Читать и писать Репин научился у матери, вместе с сестрой и братом. Не имея времени, за постоянными хозяйственными хлопотами, уделять должного внимания детям, мать завела у себя небольшую домашнюю школу для ближайших соседских детей, мальчиков и девочек. Кроме своих, здесь обучалось около десятка осиновских ребят. Грамоте, чистописанию и закону божьему обучал пономарь осиновской церкви, получавший за это от Татьяны Степановны комнату и стол. Дьячок В. В. Яровицкий учил арифметике, и Репин его обожал., Скоро ом однако бросил должность дьячка и поступил учиться в Харьковский университет.

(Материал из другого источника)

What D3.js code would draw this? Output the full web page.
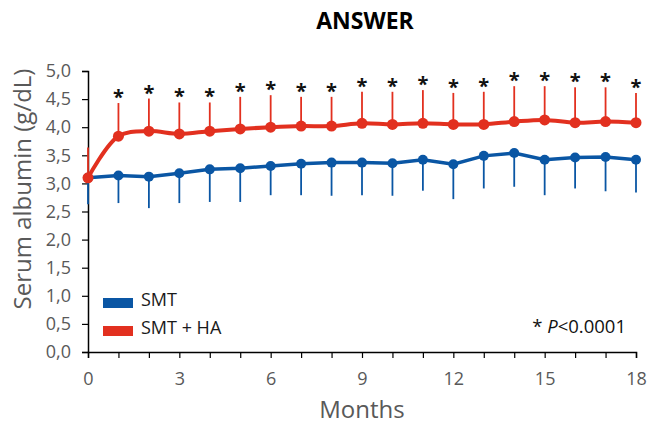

В то время в Чугуеве находился корпус топографов украинского военного поселения, имевший большой штат топографов и особую топографическую школу. Благодаря знакомству Репиных с некоторыми из топографов, им вскоре удалось устроить сына в эту школу, где его учителем был вначале В. В. Гейцыг, а затем Ф. А. Бондарев, которого Репин «обожал еще более, чем Яровицкого». Об этом времени он вспоминает, как о самом светлом в своем детстве:

«Итак, это уже после долгих ожиданий и желаний, я попал наконец в самое желанное место обучения, где рисуют акварелью и чертят тушью — корпус топографов; там большие залы были завалены длинными широкими столами, на столах с большими досками были прилеплены географические карты, главным образом частей украинского военного поселения; белые тарелки с натертой на них тушью, стаканы с водой, где купаются кисти от акварельных красок, огромные кисти. А какие краски! Чудо, чудо! (Казна широко и богато. обставляла топографов, все было дорогое, первого сорта, из Лондона). У меня глаза разбегались. А на огромном столе мой взгляд уперся вдруг в две подошвы сапогов со шпорами вверх. Это лежал во весь стол грудью вниз топограф и раскрашивал границы большущей карты. Я не думал, что бумага бывает таких размеров, как эти карты, а там дальше еще и еще. Потом я уже знал фамилии всех топографов. По стенам висели также огромные карты: земного шара из двух полушарий, карта государства Российского, Сибирь и отдельные карты европейских государств. Мне почему-то особенно нравилась карта Германского союза и Италии. Но больше всего мне нравилось, что на многих тарелках лежали большие плитки ньютоновских свежих красок, — казалось, они совсем мягкие и так сами и плывут на кисть.

«А вот идет мой учитель — Финоген Афанасьевич Бондарев. Я видел его только на танцовальном вечере, где маменька упросила его взять меня в ученики.

«Он был в гусарском унтер-офицерском мундирчике. Блондин, с вьющимися волосами у висков, с большими добрыми глазами, он мне нравился больше всех людей на свете. После я узнал, что в корпус топографов, куда я попал, были прикомандированы из разных кавалерийских полков топографские ученики; они. носили формы своих полков. Вот почему и Бондарев был не в форме топографа».